Tenez bon, tenons bon. Comme le disait un autre fou, comme nous : « Qu’importe où nous surprendra la mort ; qu’elle soit la bienvenue pourvu que notre cri de guerre soit entendu, qu’une autre main se tende pour empoigner nos armes, et que d’autres hommes se lèvent pour entonner les chants funèbres dans le crépitement des mitrailleuses et des nouveaux cris de guerre et de victoire. »

LITSANI CHOUKRAN,
Le Fondé.

4 comments
  1. Cher neveu
    Tu me demande de t’expliquer cet article? Je ne saurais le faire. C’est de la poésie?, littérature? philosophie? je ne sais pas. Tu sais que moi aussi je suis autodidacte. Oui je sais que tu es parlementaire débout. Depuis quelques jours, je n’arrive pas à bien comprendre ce qu’il dit. C’est ésotérique pour moi. Seuls les initiés peuvent expliquer. Je crois qu’il veut dire que la vidéo qui t’a fait pleurer est un montage qui est un montage d’un frère au rais. Merci ‘chukran’ quand même à monsieur. Sans lui tu ne m’aurais pas écrit.

  2. Excellent article.

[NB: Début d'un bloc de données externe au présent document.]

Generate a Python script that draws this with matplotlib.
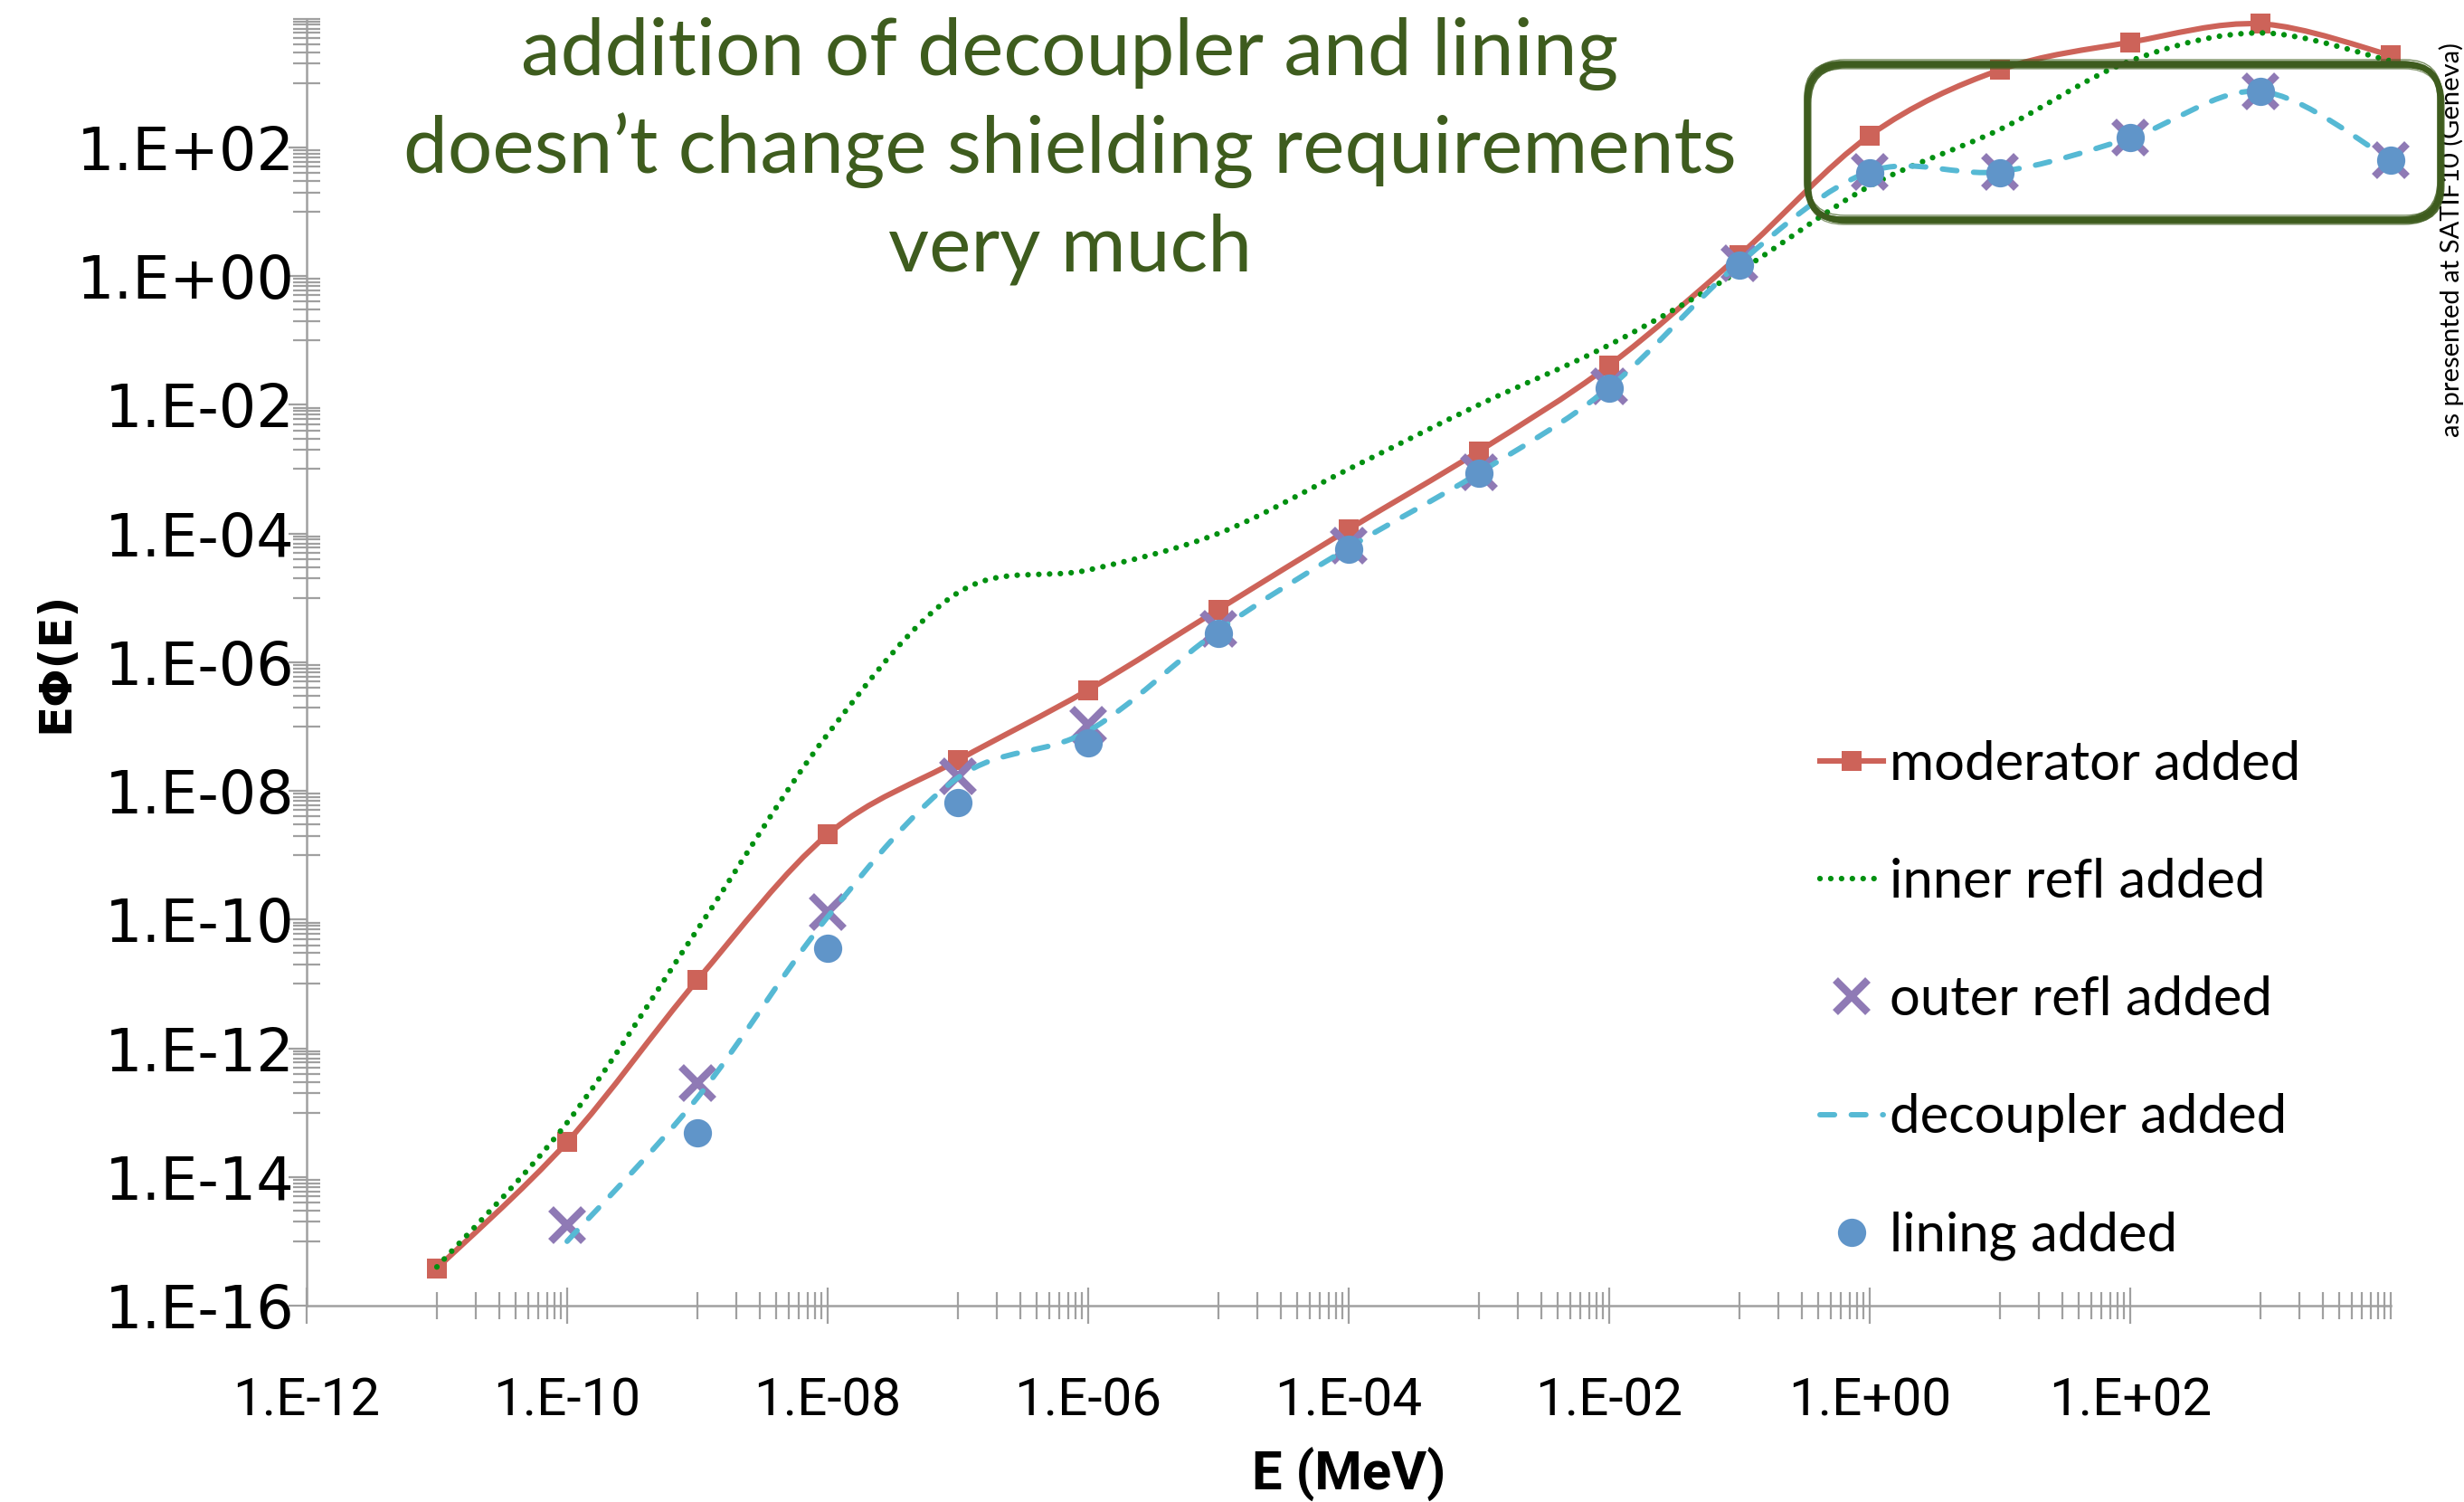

Il est très interpellateur. Merci pour cette exhortation à ne pas sombrer dans le fatalisme et dans la résignation. Dressons nos fronts et engageons-nous avec courage et lucidité à imposer le respect de notre dignité humaine en tant qu’êtres nés égaux et créés à l’image et à la ressemblance de Dieu.